The building is three bays wide and constructed with pitched natural slate roof and squared rubble granite walls brought to courses. A cement-rendered chimney sits on the left party wall. Half-round metal gutters with downpipe are positioned at the left of the street façade.
The front door occupies the centre of the façade. It is a modern four-panel painted replacement with a small rectangular transom light over. The jambs and head are cement-rendered over brick with a moulded architrave. Scrolled consoles at the top of the jambs support a projecting entablature. A boot scraper sits just to the right of the door. To the left is a 6/6 sliding sash window. A modern suspended sign is mounted above the space between door and window. To the right of the door is a coach arch leading to a lane at the rear, with vee-jointed and stepped ashlar granite jambs, an imposted and keystoned semi-elliptical head, and granite wheel stones at the bottom of each jamb.
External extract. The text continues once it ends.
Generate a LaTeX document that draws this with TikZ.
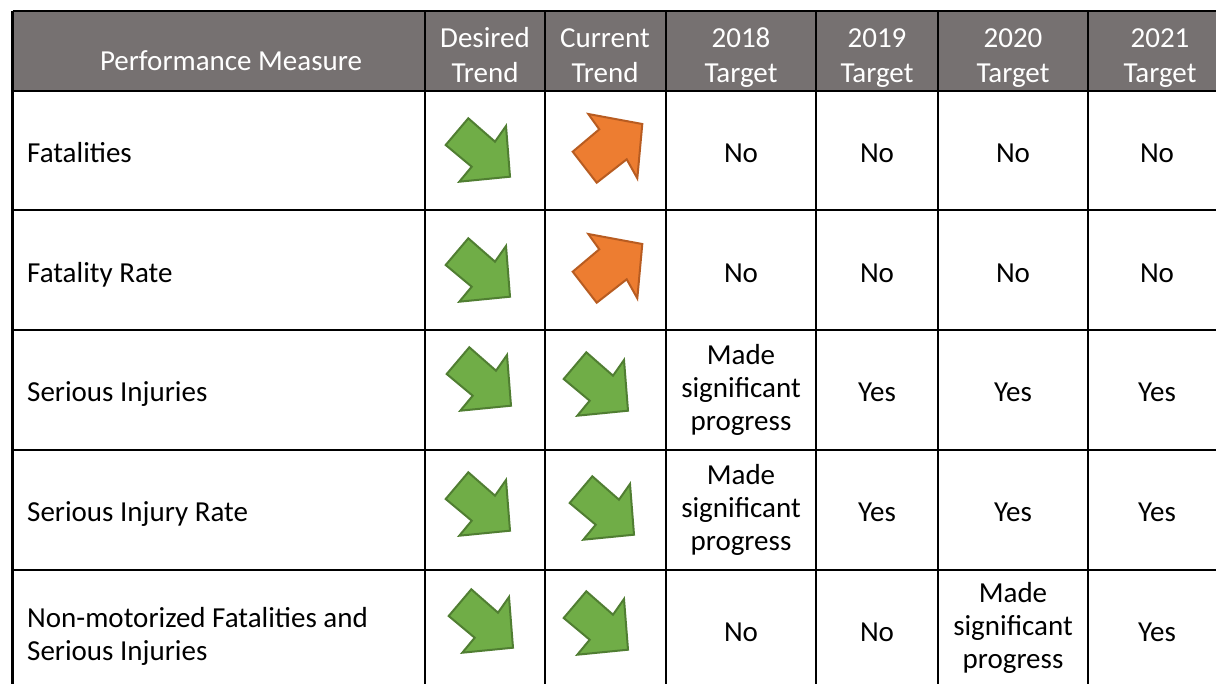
\documentclass[tikz,border=0pt]{standalone}
\usepackage{fontspec}
\setmainfont{Carlito}
\usepackage{xcolor}
\usetikzlibrary{positioning}

\definecolor{headgray}{HTML}{767171}
\definecolor{downgreen}{HTML}{70AD47}
\definecolor{downedge}{HTML}{507E32}
\definecolor{uporange}{HTML}{ED7D31}
\definecolor{upedge}{HTML}{B85C21}

\tikzset{
  cell/.style={align=center, inner sep=0pt, anchor=base,
    font=\fontsize{29}{33}\selectfont},
  head/.style={cell, text=white, font=\fontsize{29}{34.5}\selectfont},
  measure/.style={cell, anchor=base west, align=left},
  tabline/.style={line width=2.6pt},
  downarrow/.pic={
    \draw[fill=downgreen, draw=downedge, line width=2pt]
      (-32.3,-5) -- (-9.7,-31.7) -- (17,-8.3) -- (28,-24)
      -- (32,26.7) -- (-18.7,31.7) -- (-6.3,16.7) -- cycle;
  },
  uparrow/.pic={
    \draw[fill=uporange, draw=upedge, line width=2pt]
      (-34.3,3.7) -- (-10.3,34.7) -- (19.7,11.3) -- (30.3,30.3)
      -- (35.3,-24) -- (-18.7,-34) -- (-7.7,-18.7) -- cycle;
  }
}

\begin{document}
\begin{tikzpicture}[x=1pt,y=-1pt]
        \clip (0,0) rectangle (1216,683);
        \fill[white] (0,0) rectangle (1216,683);
        \fill[headgray] (12.7,11) rectangle (1240,91);

        % table rules
        \foreach \y in {11,91,210,330,450,570}
            \draw[tabline] (12.7,\y) -- (1240,\y);
        \foreach \x in {12.7,425,545,666,816,938,1088}
            \draw[tabline] (\x,11) -- (\x,700);

        % header (base = last line)
        \node[head] (hmeasure) at (231,70) {Performance Measure};
        \node[head] (hdesired) at (485,82.3) {Desired\\Trend};
        \node[head] (hcurrent) at (605,82.3) {Current\\Trend};
        \node[head] (h2018) at (741,82.3) {2018\\Target};
        \node[head] (h2019) at (877,82.3) {2019\\Target};
        \node[head] (h2020) at (1013,82.3) {2020\\Target};
        \node[head] (h2021) at (1160,82.3) {2021\\Target};

        % Fatalities
        \node[measure] (fat) at (27,162) {Fatalities};
        \pic at (478,150) {downarrow};
        \pic at (607,148) {uparrow};
        \node[cell] (fat18) at (741,162) {No};
        \node[cell] (fat19) at (877,162) {No};
        \node[cell] (fat20) at (1013,162) {No};
        \node[cell] (fat21) at (1157,162) {No};

        % Fatality Rate
        \node[measure] (fatrate) at (27,282) {Fatality Rate};
        \pic at (478,270) {downarrow};
        \pic at (607,268) {uparrow};
        \node[cell] (fatrate18) at (741,282) {No};
        \node[cell] (fatrate19) at (877,282) {No};
        \node[cell] (fatrate20) at (1013,282) {No};
        \node[cell] (fatrate21) at (1157,282) {No};

        % Serious Injuries
        \node[measure] (inj) at (27,401.5) {Serious Injuries};
        \pic at (479,379) {downarrow};
        \pic at (596,384) {downarrow};
        \node[cell] (inj18) at (741,430) {Made\\significant\\progress};
        \node[cell] (inj19) at (877,401.5) {Yes};
        \node[cell] (inj20) at (1013,401.5) {Yes};
        \node[cell] (inj21) at (1157,401.5) {Yes};

        % Serious Injury Rate
        \node[measure] (injrate) at (27,521.5) {Serious Injury Rate};
        \pic at (478,504) {downarrow};
        \pic at (602,508) {downarrow};
        \node[cell] (injrate18) at (741,550) {Made\\significant\\progress};
        \node[cell] (injrate19) at (877,521.5) {Yes};
        \node[cell] (injrate20) at (1013,521.5) {Yes};
        \node[cell] (injrate21) at (1157,521.5) {Yes};

        % Non-motorized
        \node[measure] (nonmot) at (27,660) {Non-motorized Fatalities and\\Serious Injuries};
        \pic at (481,621) {downarrow};
        \pic at (596,623) {downarrow};
        \node[cell] (nonmot18) at (741,641.5) {No};
        \node[cell] (nonmot19) at (877,641.5) {No};
        \node[cell] (nonmot20) at (1013,668) {Made\\significant\\progress};
        \node[cell] (nonmot21) at (1157,641.5) {Yes};
    \end{tikzpicture}
\end{document}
On the inside cheek of the arch at left is a blocked doorway into the house.
A one-bay basement sits at the left side, lit by a single 2/2 sliding sash window with modern metal security grille. The first floor has three 6/6 sliding sash windows aligned with ground floor openings. The second floor has three smaller 3/3 sash windows. All windows have granite cills and cement-rendered heads with stepped jambs over brick. Three-piece keystoned lintels span the ground and first floor window heads.
Wrought iron railings on a chamfered granite plinth with cast-iron urn-topped posts run along the top of the basement passage at the front, returning along the exposed side of entrance steps. Similar railings front the other houses in the terrace and the corner block fronting John Mitchel Place. A railing formerly existed between the coach arch and front door; only the granite plinth survives.
The right gable is abutted by a new building; the left by the adjoining terrace house. Exposed sections of gable wall are cement-rendered. The rear wall is similar to the front, with half-round metal gutters. At left is the coach arch opening with brick head. No outside passage exists at basement level. The middle bay has a 3/3 sliding sash window to the half landing between ground and first floor, and a 6/6 sash on the half landing between first and second floor. First floor rooms are lit by 6/6 sashes; second floor rooms by 3/3 sashes. Window opening faces are trimmed with unrendered and stepped brick with cement-rendered reveals. First floor windows have metal security grilles.
A modern one-storey extension with monopitched slate roof and cement-rendered walls abuts the right two bays, obscuring all original ground floor openings on that side. It links with a two-storey outbuilding at the rear, the first in a continuous block running the length of the terrace.
The outbuilding has a natural slate hipped roof and plastic rainwater goods with rendered walls. The gable wall bounding the lane through from the coach arch has modern top-hung windows at ground and first floor levels with metal security grilles. The back wall facing north has a six-panel stained timber door with metal security grille. The yard elevation is abutted by the link block with no external openings.
The building appears on the 1835 Ordnance Survey map as McAllister's Terrace, alongside three other similar houses (numbers 1, 3, and 5 above number 7), all now demolished. The 1835 valuation records it as occupied by Hugh Byrne, while the others were still under construction by James McAllister. By the 1863 valuation, it was noted as a police barracks, a function it continued to serve according to the 1899 valuation. The property is now in office use.